Selamat Datang Di Blognya Ozy Shira

Senin, 03 Maret 2014

Sistem Pendidikan Perguruan Tinggi “Bentuk Ketidak Adilan bagi Mahasiswa”

Sistem Pendidikan Perguruan Tinggi
“Bentuk Ketidak Adilan bagi Mahasiswa”
Arti dari kata sarjana pada umumnya diartikan sebagai orang yang telah menempuh pendidikan di perguruan tinggi sederajat, dan telah dinyatakan lulus oleh lembaga dimana dia menempuh pendidikan strata. Akan tetapi, sebagaimana pengalaman yang penulis alami, pendidikan perguruan tinggi yang sebenarnya hanya terjadi pada orang-orang tertentu. Mereka adalah mahasiswa yang benar-benar bertujuan untuk menuntut ilmu. Sistem pendidikan di perguruan tinggi yang jelas berbeda dengan sistem pendidikan di jenjang-jenjang pendidikan sebelumnya adalah salah satu bentuk ketidak adilan bagi mahasiswa.
Penulis mengatakan demikian karena pada kenyataannya penialaian satu pendidik (baca dosen) dengan pendidik lainnya sangatlah berbeda. Perguruan tinggi memberikan kesempatan kepada mahasiswa untuk bertindak sebagai seorang siswa yang benar-benar “MAHA”. Mahasiswa dapat memilih dosen yang mereka inginkan pada saat mereka mengisi Kartu Rencana Study (KRS). Berbeda halnya dengan jenjang Sekolah Dasar (SD), Sekolah Menengah Pertama (SMP) ataupun Sekolah Menengah Umum (SMU), serta jenjang-jenjang sekolah lain yang sederajat dengan ketiga jenjang tersebut. Jenjang-jenjang pendidikan di bawah jenjang perguruan tinggi memberikan kesempatan kepada semua siswa untuk mendapat materi pelajaran yang sama dengan sistem pengukuran kemampuan serta penilaian yang sama, meskipun guru mereka berbeda.
Berdasarkan pengalaman penulis, setiap dosen memiliki materi pelajaran yang berbeda dengan pengukuran kemampuan dan kriteria penilaian yang berbeda, meskipun mata kuliah yang di ampu dosen satu dengan yang lainnya sama.

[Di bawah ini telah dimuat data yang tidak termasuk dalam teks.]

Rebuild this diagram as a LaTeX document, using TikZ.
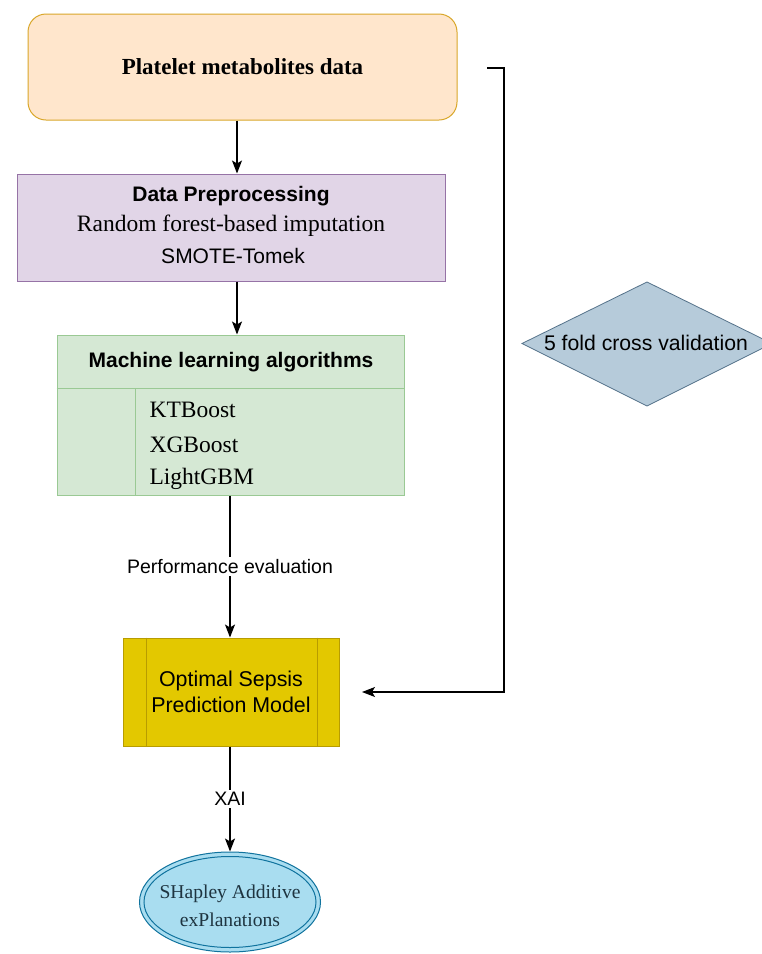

Sebagai contoh, pada semester 5, sebagai mahasiswa Pendidikan  Bahasa Inggris, penulis mendapatkan materi mengenai tata cara penulisan Mini Research Report, pada mata kuliah Writing IV. Tentu saja membuat laporan penelitian itu membutuhkan penelitian juga. Proses pembuatan laporannya juga membutuhkan waktu yang cukup lama, apalagi sebelumnya masih harus diawali dengan pengajuan judul dan proposal penelitian. Sementara itu, mahasiswa lain yang memilih dosen yang berbeda dengan dosen penulis, baru mendapatkan materi tentang tata cara menulis essay, terutama argumentative essay pada mata kuliah yang sama. Penulisan teks argumentative, mungkin hanya membutuhkan waktu beberapa menit saja, tidak serumit membuat laporan penelitian. Hal ini menyebabkan terjadinya perbedaan kemampuan mahasiswa yang dapat dikatakan “sangat kentara” pada jenjang yang sama.
Namun demikian, perbedaan karakter dosen, menyebabkan perbedaan kemampuan siswa yang sebenarnya sangat kentara itu menjadi benar-benar terselimuti. Beberapa mahasiswa yang beruntung (mungkin), mendapatkan seorang dosen yang baik hati (menurut mereka) karena dosen tersebut selalu memberikan nilai yang bagus untuk mahasiswa. Tetapi, beberapa mahasiswa yang mungkin tidak sadar bahwa dirinya beruntung (karena mendapatkan dosen killer), merasa menyesal karena selalu memperoleh nilai jelek dari dosen mereka. Di sinilah sebenarnya awal dari ketidak adilan itu.

Perbedaan materi dan tidak adanya standarisasi penilaian menyebabkan istilah “bejo-bejan” menjadi ciri khas mahasiswa. Karena itulah Indeks Prestasi (IP) yang diterima oleh masing-masing mahasiswa yang kemudian menentukan predikat seseorang itu menjadi “sarjana” atau bukan tidak 100% menjamin kemampuan mahasiswa.